AI Flashcards • • 3 min read
AI Study App for Students: What Actually Helps You Learn?
A practical guide to choosing an AI study app that turns notes, PDFs, and lectures into active recall instead of another place to store content.
An AI study app should do more than summarize your notes.
Summaries feel useful because they make material look cleaner. But clean material is not the same as remembered material. If an app only stores PDFs, rewrites notes, or gives you a longer explanation, it may reduce clutter without improving recall.
The useful question is simple: does the app help you test memory and come back at the right time?
The problem most students actually have
Students rarely lack material. They have too much of it:
- Lecture slides.
- PDFs.
- Textbook chapters.
- Lab notes.
- Practice questions.
- Online articles.
- Screenshots and photos.
The bottleneck is turning that material into something reviewable. If you wait until the exam, the backlog becomes too large. A good AI study app reduces the time between "I have material" and "I can practice recall."
Look for active recall, not just summaries
Active recall means trying to retrieve an answer before seeing it.
An AI study app should help create questions such as:
- What is the main difference between these two concepts?
- What are the steps in this process?
- Which clue in a problem points to this answer?
- When should this formula or rule be used?
If the app only gives summaries, you still need to do the hard conversion yourself.
For a deeper explanation, read Active Recall vs.
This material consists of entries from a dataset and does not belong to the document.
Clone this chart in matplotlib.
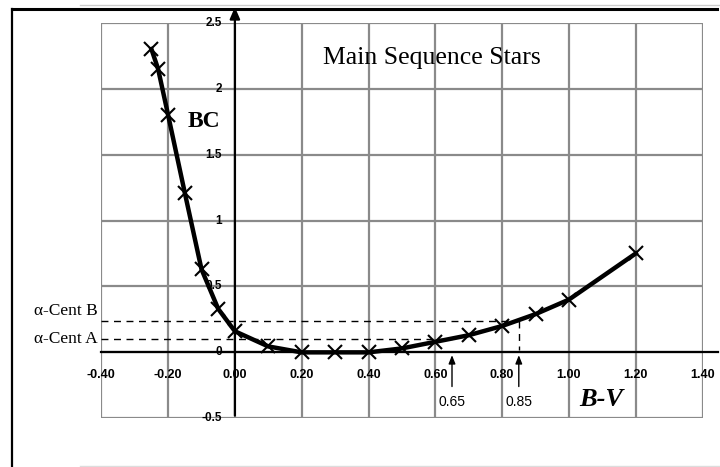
import matplotlib
matplotlib.use("Agg")
import matplotlib.pyplot as plt
from matplotlib.lines import Line2D

# Data
bv = [-0.25, -0.23, -0.20, -0.15, -0.10, -0.05, 0.00, 0.10, 0.20, 0.30, 0.40,
      0.50, 0.60, 0.70, 0.80, 0.90, 1.00, 1.20]
bc = [2.30, 2.15, 1.80, 1.21, 0.63, 0.33, 0.16, 0.045, 0.00, 0.00, 0.00,
      0.03, 0.08, 0.13, 0.20, 0.29, 0.40, 0.75]
xticks = [-0.4, -0.2, 0.0, 0.2, 0.4, 0.6, 0.8, 1.0, 1.2, 1.4]
xticklabels = ["-0.40", "-0.20", "0.00", "0.20", "0.40", "0.60", "0.80", "1.00", "1.20", "1.40"]
yticks = [-0.5, 0, 0.5, 1, 1.5, 2, 2.5]
yticklabels = ["-0.5", "0", "0.5", "1", "1.5", "2", "2.5"]
cent_names = ["\u03b1-Cent B", "\u03b1-Cent A"]
cent_bc = [0.24, 0.10]
cent_bv = [0.85, 0.65]

W, H = 720, 467
fig = plt.figure(figsize=(7.2, 4.67), dpi=100)
ax = fig.add_axes([101.3 / W, 1 - 418.3 / H, (702.5 - 101.3) / W, (418.3 - 22.7) / H])
ax.set_xlim(-0.4, 1.4)
ax.set_ylim(-0.5, 2.5)
for s in ax.spines.values():
    s.set_visible(False)
ax.set_xticks([])
ax.set_yticks([])

grid_c = "#8a8a8a"
for x in xticks:
    ax.axvline(x, color=grid_c, lw=1.6, zorder=1)
for y in yticks:
    ax.axhline(y, color=grid_c, lw=1.6, zorder=1)

# main axes lines
ax.plot([-0.4, 1.445], [0, 0], color="black", lw=1.6, clip_on=False, zorder=3)
ax.annotate("", xy=(0, 2.64), xytext=(0, -0.5), xycoords="data",
            arrowprops=dict(arrowstyle="-|>,head_width=0.3,head_length=0.7",
                            color="black", lw=1.6), annotation_clip=False, zorder=3)

# tick labels
sans_b = dict(family=["Liberation Sans", "DejaVu Sans"], fontweight="bold")
for x, lab in zip(xticks, xticklabels):
    ax.text(x, -0.17, lab, ha="center", va="center", fontsize=9, **sans_b, zorder=4)
for y, lab in zip(yticks, yticklabels):
    ax.text(-0.039, y, lab, ha="right", va="center", fontsize=8.5, **sans_b, zorder=4)

# dashed reference lines
label_off = [0.07, 0.0]
for name, yv, xv, off in zip(cent_names, cent_bc, cent_bv, label_off):
    ax.plot([-0.4, xv], [yv, yv], color="black", lw=1.0, ls=(0, (5, 4)), zorder=2)
    ax.text(-0.411, yv + off, name, ha="right", va="center",
            family=["Liberation Serif", "DejaVu Serif"], fontsize=12.5, clip_on=False)
ax.plot([cent_bv[0], cent_bv[0]], [cent_bc[0], 0.02], color="black", lw=1.0,
        ls=(0, (5, 4)), zorder=2)

# arrows with labels
for xv in cent_bv:
    ax.annotate("", xy=(xv, 0.0), xytext=(xv, -0.28),
                arrowprops=dict(arrowstyle="-|>,head_width=0.2,head_length=0.5",
                                color="black", lw=1.0), zorder=4)
    ax.text(xv, -0.377, f"{xv:.2f}", ha="center", va="center",
            family=["Liberation Sans", "DejaVu Sans"], fontsize=10, zorder=4)

# curve
ax.plot(bv, bc, color="black", lw=3.2, zorder=5, solid_joinstyle="round")
ax.plot(bv, bc, ls="none", marker="x", ms=10, mew=1.5, color="black", zorder=6)

# labels
ax.text(1.097, -0.36, "B-V", family=["Liberation Serif", "DejaVu Serif"],
        fontweight="bold", style="italic", fontsize=19, ha="center", va="center")
ax.text(-0.141, 1.75, "BC", family=["Liberation Serif", "DejaVu Serif"],
        fontweight="bold", fontsize=17, ha="left", va="center")
ax.text(0.59, 2.23, "Main Sequence Stars", family=["Liberation Serif", "DejaVu Serif"],
        fontsize=18.5, ha="center", va="center")

# outer frame
fig.add_artist(Line2D([12 / W, 717 / W], [1 - 9 / H, 1 - 9 / H], color="black", lw=2.2))
fig.add_artist(Line2D([12 / W, 12 / W], [1 - 9 / H, 0], color="black", lw=1.6))
fig.add_artist(Line2D([80 / W, 720 / W], [1 - 4.5 / H, 1 - 4.5 / H], color="#cccccc", lw=1.0))
fig.add_artist(Line2D([80 / W, 720 / W], [1 - 466 / H, 1 - 466 / H], color="#dddddd", lw=1.0))

fig.savefig("out.png", dpi=100)
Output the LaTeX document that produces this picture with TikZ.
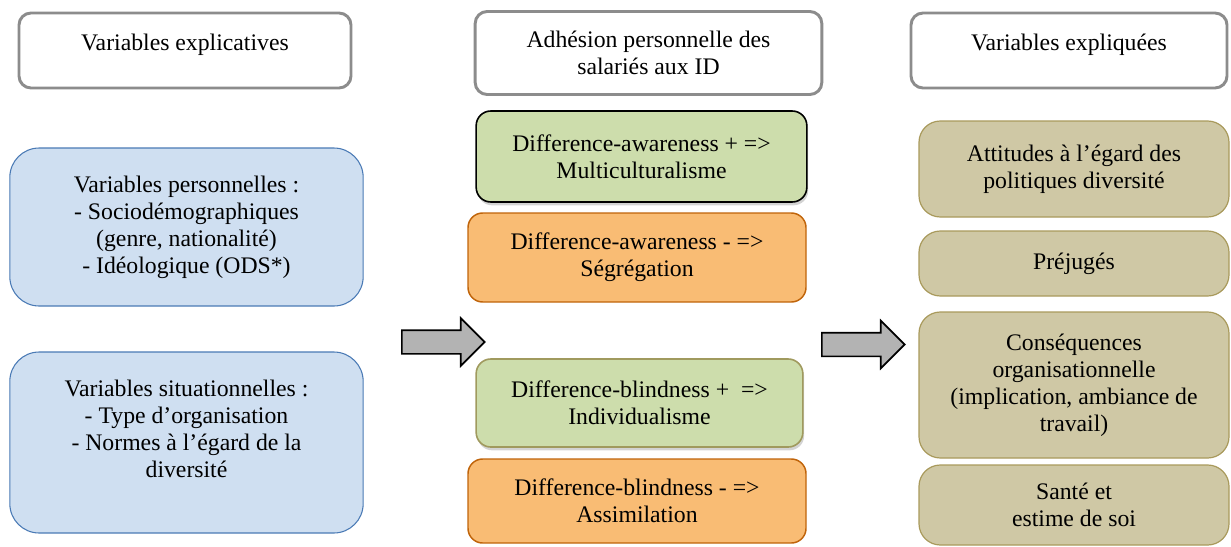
\documentclass[tikz,border=0pt]{standalone}
\usepackage{fontspec}
\setmainfont{Liberation Serif}
\usetikzlibrary{shapes.arrows,shadows}
\definecolor{headgray}{HTML}{8C8C8C}
\definecolor{persofill}{HTML}{CFDFF1}
\definecolor{persoline}{HTML}{4A7AB5}
\definecolor{greenfill}{HTML}{CDDDAC}
\definecolor{greenline}{HTML}{A09A5E}
\definecolor{orangefill}{HTML}{F9BC74}
\definecolor{orangeline}{HTML}{C0640A}
\definecolor{tanfill}{HTML}{CFC8A5}
\definecolor{tanline}{HTML}{A99A5C}
\definecolor{arrowgray}{HTML}{B3B3B3}
\newcommand{\boxfont}{\fontsize{17.8}{20.3}\selectfont}
\begin{document}
\begin{tikzpicture}[x=0.75pt,y=-0.75pt,
		head node/.style={draw=headgray,line width=2.2pt,fill=white,rounded corners=9pt,font=\boxfont},
		perso node/.style={draw=persoline,line width=0.8pt,fill=persofill,rounded corners=22pt,
			align=center,font=\boxfont,minimum width=265pt},
		green node/.style={line width=1.2pt,fill=greenfill,rounded corners=11pt,align=center,font=\boxfont,
			drop shadow={opacity=0.35,shadow xshift=1pt,shadow yshift=-2.5pt}},
		orange node/.style={draw=orangeline,line width=1.1pt,fill=orangefill,rounded corners=11pt,
			align=center,font=\boxfont,minimum width=253.5pt},
		tan node/.style={draw=tanline,line width=0.9pt,fill=tanfill,rounded corners=16pt,
			align=center,font=\boxfont,minimum width=232.5pt},
		block arrow/.style={single arrow,anchor=tail,draw=black,line width=1.3pt,fill=arrowgray,minimum height=62pt,
			inner xsep=0pt,inner ysep=8.25pt,text height=0pt,text depth=0pt,single arrow head extend=9pt}]

		\useasboundingbox (0,0) rectangle (1231,546);

		\node[head node,minimum width=249pt,minimum height=56.25pt,text height=6pt,text depth=6pt] (hexpl) at (185,50.5) {Variables explicatives};
		\node[head node,minimum width=260pt,minimum height=62.25pt,align=center] (hadh) at (648.5,53) {Adhésion personnelle des\\salariés aux ID};
		\node[head node,minimum width=237pt,minimum height=56.25pt,text height=6pt,text depth=6pt] (hexpq) at (1069,50.5) {Variables expliquées};

		\node[perso node,minimum height=118.5pt] (perso) at (186.5,227) {Variables personnelles :\\- Sociodémographiques\\(genre, nationalité)\\- Idéologique (ODS*)};
		\node[perso node,minimum height=135.75pt] (situ) at (186.5,442.5) {Variables situationnelles :\\- Type d’organisation\\- Normes à l’égard de la\\diversité\\ \mbox{}};

		\node[block arrow] (arr1) at (401,342) {};

		\node[green node,draw=black,minimum width=248pt,minimum height=68.25pt] (multi) at (641.5,156.5) {Difference-awareness + =>\\Multiculturalisme};
		\node[orange node,minimum height=66.75pt] (segr) at (637,257.5) {Difference-awareness - =>\\Ségrégation};
		\node[green node,draw=greenline,minimum width=245pt,minimum height=66pt] (indiv) at (639.5,403) {Difference-blindness +~ =>\\Individualisme};
		\node[orange node,minimum height=63pt] (assim) at (637,501) {Difference-blindness - =>\\Assimilation};

		\node[block arrow] (arr2) at (821,344.5) {};

		\node[tan node,minimum height=72pt] (attit) at (1074,169) {Attitudes à l’égard des\\politiques diversité};
		\node[tan node,minimum height=48.75pt] (prej) at (1074,263.5) {Préjugés};
		\node[tan node,minimum height=109.5pt] (conseq) at (1074,385) {Conséquences\\organisationnelle\\(implication, ambiance de\\travail)};
		\node[tan node,minimum height=60pt] (sante) at (1074,505) {Santé et\\estime de soi};
	\end{tikzpicture}
\end{document}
Rereading.
Spaced repetition matters more than a big feature list
The best study system is not the one with the most buttons. It is the one that brings back material before you forget it.
Spaced repetition does that by scheduling reviews over time. Easy cards return later. Hard cards return sooner. This makes review more efficient than rereading an entire folder before every exam.
An AI study app without spaced repetition can still help you create questions, but it may not help you keep them alive.
The workflow should be fast on normal days
Many study systems fail because they require too much setup.
A sustainable workflow looks like this:
- Add the source material after class.
- Generate a first draft of cards.
- Delete weak or irrelevant cards.
- Review immediately.
- Return when the app schedules the cards.
This should take minutes, not an entire evening.
Check whether the app handles your real sources
Different students study from different formats.
Before choosing an app, ask whether it supports:
- PDFs.
- Lecture notes.
- Slides.
- Images or screenshots.
- Web pages.
- Textbook excerpts.
If your material lives in PDFs, a workflow built only for typed notes will not solve the main problem.
Editing should be easy
AI-generated cards are drafts. They need cleanup.
You should be able to quickly:
- Rewrite vague questions.
- Split long answers.
- Delete duplicates.
- Fix wording.
- Add context from class.
If editing is slow, you will either accept bad cards or stop using the app.
What to avoid
Avoid apps that make studying feel like managing a database. Avoid tools that produce huge decks without helping you prioritize. Avoid workflows that reward creating content but do not make daily review easier.
The point is not to collect study material. The point is to remember it.
Final thoughts
A useful AI study app turns messy material into active recall, schedules review with spaced repetition, and keeps the daily habit light.
If the app helps you create better questions faster and review them consistently, it is doing the job. Everything else is secondary.